On Wed, May 18, 2022 at 02:28:41PM +0200, Emanuele Giuseppe Esposito wrote:
> 
> 
> Am 17/05/2022 um 12:59 schrieb Stefan Hajnoczi:
> > On Wed, May 04, 2022 at 02:39:05PM +0100, Stefan Hajnoczi wrote:
> >> On Tue, Apr 26, 2022 at 04:51:06AM -0400, Emanuele Giuseppe Esposito wrote:
> >>> This is a new attempt to replace the need to take the AioContext lock to
> >>> protect graph modifications. In particular, we aim to remove
> >>> (or better, substitute) the AioContext around bdrv_replace_child_noperm,
> >>> since this function changes BlockDriverState's ->parents and ->children
> >>> lists.
> >>>
> >>> In the previous version, we decided to discard using subtree_drains to
> >>> protect the nodes, for different reasons: for those unfamiliar with it,
> >>> please see 
> >>> https://patchew.org/QEMU/20220301142113.163174-1-eesposit@redhat.com/
> >>
> >> I reread the thread and it's unclear to me why drain is the wrong
> >> mechanism for protecting graph modifications. We theorized a lot but
> >> ultimately is this new mechanism sufficiently different from
> >> bdrv_drained_begin()/end() to make it worth implementing?
> >>
> >> Instead of invoking .drained_begin() callbacks to stop further I/O,
> >> we're now queuing coroutines (without backpressure information that
> >> whoever is spawning I/O needs so they can stop). The writer still waits
> >> for in-flight I/O to finish, including I/O not associated with the bdrv
> >> graph we wish to modify (because rdlock is per-AioContext and unrelated
> >> to a specific graph). Is this really more lightweight than drain?
> >>
> >> If I understand correctly, the original goal was to avoid the need to
> >> hold the AioContext lock across bdrv_replace_child_noperm(). I would
> >> focus on that and use drain for now.
> >>
> >> Maybe I've missed an important point about why the new mechanism is
> >> needed?
> > 
> > Ping?
> 
> label: // read till the end to see why I wrote this here
> 
> I was hoping someone from the "No" party would answer to your question,
> because as you know we reached this same conclusion together.
> 
> We thought about dropping the drain for various reasons, the main one
> (at least as far as I understood) is that we are not sure if something
> can still happen in between drain_begin/end, and it is a little bit
> confusing to use the same mechanism to block I/O and protect the graph.

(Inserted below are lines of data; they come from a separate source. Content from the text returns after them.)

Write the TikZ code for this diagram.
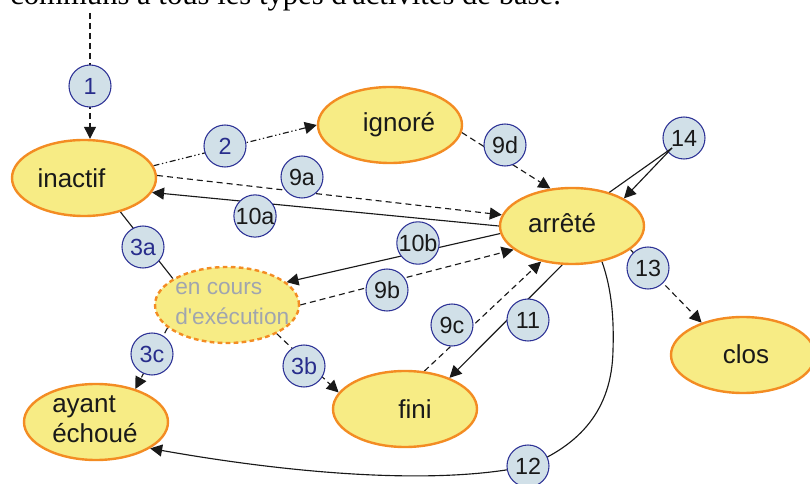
\documentclass[tikz,border=0pt]{standalone}
\usepackage{fontspec}
\setmainfont{Liberation Sans}[Ligatures=TeXOff]
\newfontfamily\serifont{Liberation Serif}
\usetikzlibrary{arrows.meta,shapes.geometric}
\pgfdeclarelayer{bg}
\pgfsetlayers{bg,main}
\definecolor{stfill}{RGB}{247,236,133}
\definecolor{stline}{RGB}{243,140,35}
\definecolor{cfill}{RGB}{209,224,232}
\definecolor{cline}{RGB}{45,50,150}
\definecolor{lblue}{RGB}{40,45,140}
\definecolor{egray}{RGB}{160,165,175}
\begin{document}
\begin{tikzpicture}[x=0.75pt,y=-0.75pt,
 state/.style={ellipse,draw=stline,fill=stfill,line width=1.8pt,minimum width=108pt,minimum height=57pt,inner sep=0pt},
 stxt/.style={inner sep=0pt,text=black!90,font=\fontsize{19.5}{22.5}\selectfont},
 num/.style={circle,draw=cline,fill=cfill,line width=0.8pt,minimum size=31.5pt,inner sep=0pt,font=\fontsize{17.5}{19}\selectfont,text=black!90},
 numb/.style={num,text=lblue},
 conn/.style={line width=0.85pt,draw=black!90},
 tip/.style={-{Triangle[length=9pt,width=9pt]}},
 dsh/.style={dash pattern=on 4.5pt off 3pt},
 ddot/.style={dash pattern=on 4.5pt off 2pt on 1pt off 2pt on 1pt off 2pt}]
\useasboundingbox (0,0) rectangle (810,484);
\clip (0,0) rectangle (810,484);

% top text (cut off)
\node[anchor=base west,inner sep=0pt,font=\serifont\fontsize{23}{26}\selectfont] (toptext) at (10,5) {communs à tous les types d'activités de base.};

% states
\node[state] (inactif) at (84,178) {};
\node[stxt] (tinactif) at (71.5,178) {inactif};
\node[state] (ignore) at (390,125) {};
\node[stxt] (tignore) at (399,125) {ignoré};
\node[state] (arrete) at (572,226) {};
\node[stxt] (tarrete) at (562,223) {arrêté};
\node[state,dash pattern=on 3.5pt off 2.5pt] (encours) at (227,305) {};
\node[stxt,align=left,anchor=west,text=egray,font=\fontsize{17}{22}\selectfont] (tencours) at (175,303.5) {en cours\\d'exécution};
\node[state] (ayant) at (96,422) {};
\node[stxt,align=left,anchor=west] (tayant) at (52,419.5) {ayant\\échoué};
\node[state] (fini) at (405,409) {};
\node[stxt] (tfini) at (415,409) {fini};
\node[state] (clos) at (743,355) {};
\node[stxt] (tclos) at (746,354) {clos};

% numbered circles
\node[numb] (n1) at (90,86) {1};
\node[numb] (n2) at (225,146) {2};
\node[num] (n9a) at (302,177) {9a};
\node[num] (n10a) at (255,216) {10a};
\node[numb] (n3a) at (143,247) {3a};
\node[num] (n9d) at (505,145) {9d};
\node[num] (n14) at (684,138) {14};
\node[num] (n10b) at (418,243) {10b};
\node[num] (n9b) at (387,290) {9b};
\node[num] (n9c) at (452,325) {9c};
\node[num] (n11) at (528,320) {11};
\node[num] (n13) at (648,268) {13};
\node[numb] (n3c) at (152,354) {3c};
\node[numb] (n3b) at (304,366) {3b};
\node[num] (n12) at (528,466) {12};

% connectors
\begin{pgfonlayer}{bg}
\coordinate (c1) at (90,13);
\draw[conn,dsh,tip] (c1) -- (c1 |- inactif.north);
\draw[conn,ddot,tip] (inactif.10) -- (ignore.west);
\draw[conn,dsh,tip] (inactif.2) -- (arrete.171);
\draw[conn,tip] (arrete.west) -- (inactif.-12);
\draw[conn,dsh,tip] (ignore.354) -- (arrete.120);
\draw[conn] (inactif.317) -- (encours.154);
\draw[conn,tip] (arrete.186) -- (encours.21);
\draw[conn,dsh,tip] (encours.east) -- (arrete.202);
\draw[conn,dsh,tip] (encours.201) -- (ayant.40);
\draw[conn,dsh,tip] (encours.330) -- (fini.166);
\draw[conn,dsh,tip] (fini.63) -- (arrete.229);
\draw[conn,tip] (arrete.256) -- (fini.35);
\draw[conn,dsh,tip] (arrete.338) -- (clos.142);
\draw[conn,tip] (arrete.310) .. controls (612,290) and (614,320) .. (613,350)
  .. controls (612,410) and (580,445) .. (n12.center)
  .. controls (440,485) and (300,475) .. (ayant.334);
\end{pgfonlayer}
\coordinate (s14) at (672,148);
\draw[conn] (s14) -- (arrete.42);
\draw[conn,tip] (s14) -- (arrete.28);
\end{tikzpicture}
\end{document}
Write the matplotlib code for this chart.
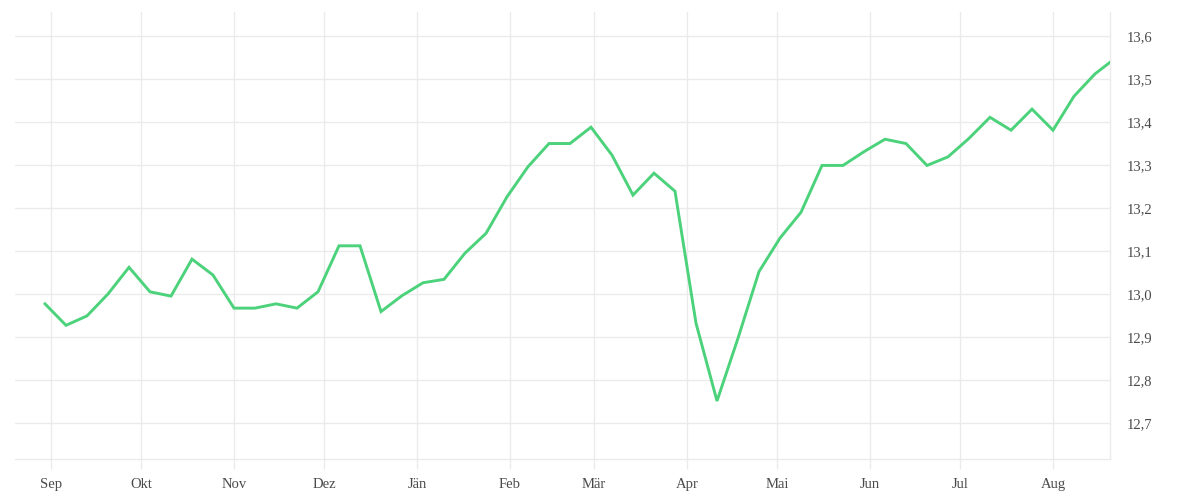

We had discussions about what could go wrong and there was a feeling
that maybe a separate mechanism is appropriate for graph modifications,
but there was no concrete reason why draining around graph modification
won't work.

If no one has a concrete reason then drain still seems like the most
promising approach to protecting graph modifications. The rwlock patch
wasn't sufficiently different from drain to have significant advantages
in my opinion.

> We then thought about implementing a rwlock. A rdlock would clarify what
> we are protecting and who is using the lock. I had a rwlock draft
> implementation sent in this thread, but this also lead to additional
> problems.
> Main problem was that this new lock would introduce nested event loops,
> that together with such locking would just create deadlocks.
> If readers are in coroutines and writers are not (because graph
> operations are not running in coroutines), we have a lot of deadlocks.
> If a writer has to take the lock, it must wait all other readers to
> finish. And it does it by internally calling AIO_WAIT_WHILE, creating
> nested event loop. We don't know what could execute when polling for
> events, and for example another writer could be resumed.
> Ideally, we want writers in coroutines too.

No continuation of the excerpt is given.